- _WORK TO DO_:
Write out every line below that includes the word "matplotlib".

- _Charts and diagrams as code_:

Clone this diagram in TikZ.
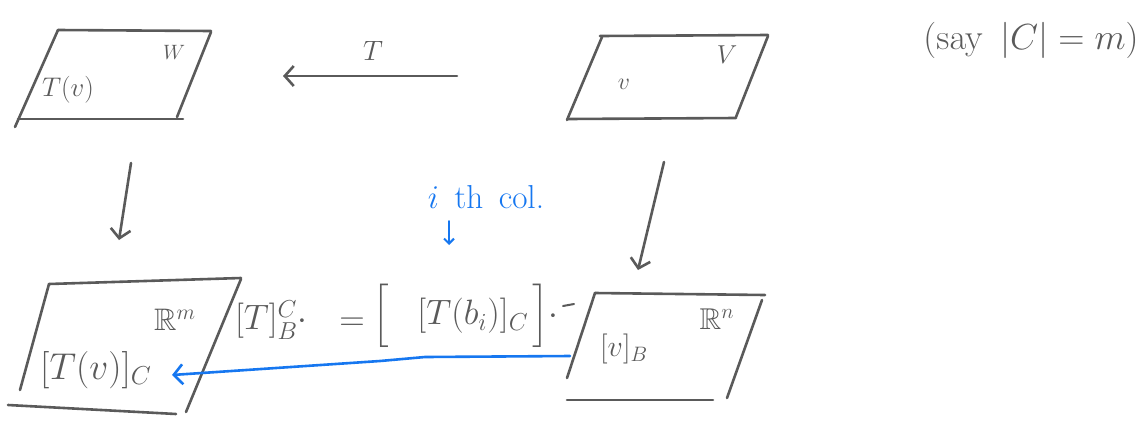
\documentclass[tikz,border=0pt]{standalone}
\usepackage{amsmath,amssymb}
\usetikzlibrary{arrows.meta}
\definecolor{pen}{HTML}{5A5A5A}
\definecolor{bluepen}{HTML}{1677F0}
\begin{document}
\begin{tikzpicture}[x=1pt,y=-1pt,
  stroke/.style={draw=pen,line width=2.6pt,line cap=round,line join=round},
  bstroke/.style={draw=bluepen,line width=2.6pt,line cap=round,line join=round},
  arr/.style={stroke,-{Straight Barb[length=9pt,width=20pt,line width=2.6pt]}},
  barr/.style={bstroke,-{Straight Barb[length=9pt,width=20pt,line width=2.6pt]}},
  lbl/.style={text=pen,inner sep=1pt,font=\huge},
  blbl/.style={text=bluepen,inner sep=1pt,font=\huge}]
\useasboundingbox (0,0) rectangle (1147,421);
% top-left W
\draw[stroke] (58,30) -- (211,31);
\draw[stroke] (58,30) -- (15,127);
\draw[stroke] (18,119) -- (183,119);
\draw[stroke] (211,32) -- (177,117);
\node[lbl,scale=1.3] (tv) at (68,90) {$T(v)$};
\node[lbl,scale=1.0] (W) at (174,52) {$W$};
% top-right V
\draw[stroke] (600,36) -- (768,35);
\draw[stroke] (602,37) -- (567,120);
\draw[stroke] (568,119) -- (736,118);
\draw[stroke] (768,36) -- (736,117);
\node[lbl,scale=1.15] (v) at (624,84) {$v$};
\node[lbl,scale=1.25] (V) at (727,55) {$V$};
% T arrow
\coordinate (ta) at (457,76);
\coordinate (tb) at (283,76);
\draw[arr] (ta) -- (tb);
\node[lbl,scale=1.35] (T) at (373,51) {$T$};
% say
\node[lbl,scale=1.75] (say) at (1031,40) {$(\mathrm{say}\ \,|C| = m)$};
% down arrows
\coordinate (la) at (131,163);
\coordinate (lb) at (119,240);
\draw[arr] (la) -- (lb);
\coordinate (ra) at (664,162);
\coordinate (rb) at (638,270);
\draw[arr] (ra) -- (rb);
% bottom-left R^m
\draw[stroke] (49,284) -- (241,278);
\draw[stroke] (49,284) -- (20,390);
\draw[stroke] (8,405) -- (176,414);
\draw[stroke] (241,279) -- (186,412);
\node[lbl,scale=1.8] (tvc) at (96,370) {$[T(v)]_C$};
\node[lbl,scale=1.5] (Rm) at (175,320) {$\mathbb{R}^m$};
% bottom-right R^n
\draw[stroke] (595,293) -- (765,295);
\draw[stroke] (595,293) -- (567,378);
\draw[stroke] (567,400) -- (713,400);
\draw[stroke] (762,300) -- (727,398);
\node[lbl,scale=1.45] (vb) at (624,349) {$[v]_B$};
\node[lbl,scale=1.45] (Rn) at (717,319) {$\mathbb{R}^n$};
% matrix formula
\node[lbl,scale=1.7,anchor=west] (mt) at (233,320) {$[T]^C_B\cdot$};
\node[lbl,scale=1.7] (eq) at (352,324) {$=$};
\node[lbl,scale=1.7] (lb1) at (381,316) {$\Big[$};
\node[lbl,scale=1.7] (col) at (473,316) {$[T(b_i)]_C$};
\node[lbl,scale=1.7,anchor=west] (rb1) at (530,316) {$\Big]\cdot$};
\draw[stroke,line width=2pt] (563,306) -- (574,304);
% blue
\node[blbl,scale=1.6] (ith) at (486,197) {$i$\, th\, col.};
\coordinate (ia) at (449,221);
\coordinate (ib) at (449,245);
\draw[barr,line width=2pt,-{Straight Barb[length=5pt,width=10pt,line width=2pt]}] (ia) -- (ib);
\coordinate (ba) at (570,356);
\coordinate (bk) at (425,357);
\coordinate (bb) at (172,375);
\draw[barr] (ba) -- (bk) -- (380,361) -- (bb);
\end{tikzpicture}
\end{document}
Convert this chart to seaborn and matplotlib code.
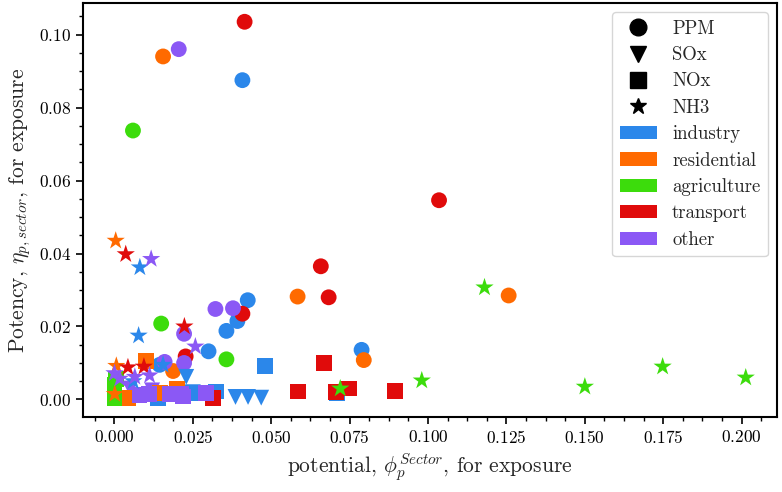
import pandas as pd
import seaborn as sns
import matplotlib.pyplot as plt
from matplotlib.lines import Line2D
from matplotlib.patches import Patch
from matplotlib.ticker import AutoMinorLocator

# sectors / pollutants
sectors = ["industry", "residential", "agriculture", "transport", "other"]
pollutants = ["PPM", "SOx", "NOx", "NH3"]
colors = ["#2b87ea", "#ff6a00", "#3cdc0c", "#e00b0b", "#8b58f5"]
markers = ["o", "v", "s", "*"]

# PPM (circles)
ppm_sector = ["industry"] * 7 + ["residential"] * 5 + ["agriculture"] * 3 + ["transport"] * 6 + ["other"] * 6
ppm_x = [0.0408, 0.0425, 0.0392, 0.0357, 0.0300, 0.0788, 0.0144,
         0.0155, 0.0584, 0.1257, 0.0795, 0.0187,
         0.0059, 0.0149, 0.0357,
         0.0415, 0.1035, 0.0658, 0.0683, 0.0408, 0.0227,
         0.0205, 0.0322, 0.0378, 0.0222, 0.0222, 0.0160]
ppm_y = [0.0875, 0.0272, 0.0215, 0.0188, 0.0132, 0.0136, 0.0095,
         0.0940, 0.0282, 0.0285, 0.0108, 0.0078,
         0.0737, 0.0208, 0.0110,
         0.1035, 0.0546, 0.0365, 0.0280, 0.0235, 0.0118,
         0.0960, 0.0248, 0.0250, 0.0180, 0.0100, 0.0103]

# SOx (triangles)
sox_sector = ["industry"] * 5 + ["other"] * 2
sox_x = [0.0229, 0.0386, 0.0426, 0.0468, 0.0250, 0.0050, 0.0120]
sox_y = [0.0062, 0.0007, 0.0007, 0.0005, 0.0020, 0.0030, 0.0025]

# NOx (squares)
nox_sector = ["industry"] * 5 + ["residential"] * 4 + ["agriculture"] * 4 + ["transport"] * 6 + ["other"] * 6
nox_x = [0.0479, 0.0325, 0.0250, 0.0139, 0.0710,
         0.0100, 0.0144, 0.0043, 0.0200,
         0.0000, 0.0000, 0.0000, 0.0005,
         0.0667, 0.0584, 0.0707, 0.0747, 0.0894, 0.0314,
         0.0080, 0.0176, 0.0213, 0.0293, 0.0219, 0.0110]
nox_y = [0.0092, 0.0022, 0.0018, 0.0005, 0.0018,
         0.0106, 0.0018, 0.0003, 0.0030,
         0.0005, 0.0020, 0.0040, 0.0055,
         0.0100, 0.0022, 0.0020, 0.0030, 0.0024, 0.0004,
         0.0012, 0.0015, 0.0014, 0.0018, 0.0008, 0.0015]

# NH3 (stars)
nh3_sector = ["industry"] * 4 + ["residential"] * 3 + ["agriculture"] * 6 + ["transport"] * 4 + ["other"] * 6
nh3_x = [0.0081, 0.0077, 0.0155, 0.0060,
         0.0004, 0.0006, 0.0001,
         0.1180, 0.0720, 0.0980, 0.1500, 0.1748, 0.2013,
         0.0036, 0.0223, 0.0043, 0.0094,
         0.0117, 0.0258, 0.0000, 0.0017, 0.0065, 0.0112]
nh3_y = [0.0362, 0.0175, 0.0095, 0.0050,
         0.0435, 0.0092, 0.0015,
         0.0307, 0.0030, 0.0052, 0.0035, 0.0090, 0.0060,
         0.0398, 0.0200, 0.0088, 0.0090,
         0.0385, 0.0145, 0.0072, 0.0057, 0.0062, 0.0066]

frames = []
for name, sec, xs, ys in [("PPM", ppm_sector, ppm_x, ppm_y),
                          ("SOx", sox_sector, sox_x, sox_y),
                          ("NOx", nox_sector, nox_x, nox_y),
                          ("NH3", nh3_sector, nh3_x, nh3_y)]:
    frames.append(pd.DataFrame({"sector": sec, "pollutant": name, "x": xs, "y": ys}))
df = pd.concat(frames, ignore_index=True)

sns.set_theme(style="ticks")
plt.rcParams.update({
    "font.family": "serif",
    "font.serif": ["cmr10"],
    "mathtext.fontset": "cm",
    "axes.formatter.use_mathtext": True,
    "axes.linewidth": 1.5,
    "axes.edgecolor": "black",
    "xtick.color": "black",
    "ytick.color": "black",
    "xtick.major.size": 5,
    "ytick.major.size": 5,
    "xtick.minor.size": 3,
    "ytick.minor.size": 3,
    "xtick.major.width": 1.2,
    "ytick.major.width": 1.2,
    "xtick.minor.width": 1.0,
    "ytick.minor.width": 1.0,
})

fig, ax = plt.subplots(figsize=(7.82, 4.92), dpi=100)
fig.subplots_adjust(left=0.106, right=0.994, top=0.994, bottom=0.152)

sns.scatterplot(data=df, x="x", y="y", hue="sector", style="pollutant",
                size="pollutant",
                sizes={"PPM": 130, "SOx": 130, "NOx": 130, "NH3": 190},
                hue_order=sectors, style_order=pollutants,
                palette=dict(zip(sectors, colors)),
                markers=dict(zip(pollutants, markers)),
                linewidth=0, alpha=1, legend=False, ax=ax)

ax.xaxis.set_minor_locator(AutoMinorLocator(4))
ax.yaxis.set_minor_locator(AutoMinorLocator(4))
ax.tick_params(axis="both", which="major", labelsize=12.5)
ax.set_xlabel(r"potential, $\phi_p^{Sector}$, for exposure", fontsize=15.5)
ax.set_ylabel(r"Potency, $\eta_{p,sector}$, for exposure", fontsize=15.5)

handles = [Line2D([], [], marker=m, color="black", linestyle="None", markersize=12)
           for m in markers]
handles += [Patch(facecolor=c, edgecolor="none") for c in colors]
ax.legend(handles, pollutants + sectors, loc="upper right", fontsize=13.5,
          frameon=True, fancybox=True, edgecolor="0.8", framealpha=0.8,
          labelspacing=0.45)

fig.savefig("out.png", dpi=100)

- _REPLY TO THE EXERCISE_:
Convert this chart to seaborn and matplotlib code.
import matplotlib.pyplot as plt
from matplotlib.lines import Line2D
from matplotlib.patches import Patch
from matplotlib.ticker import AutoMinorLocator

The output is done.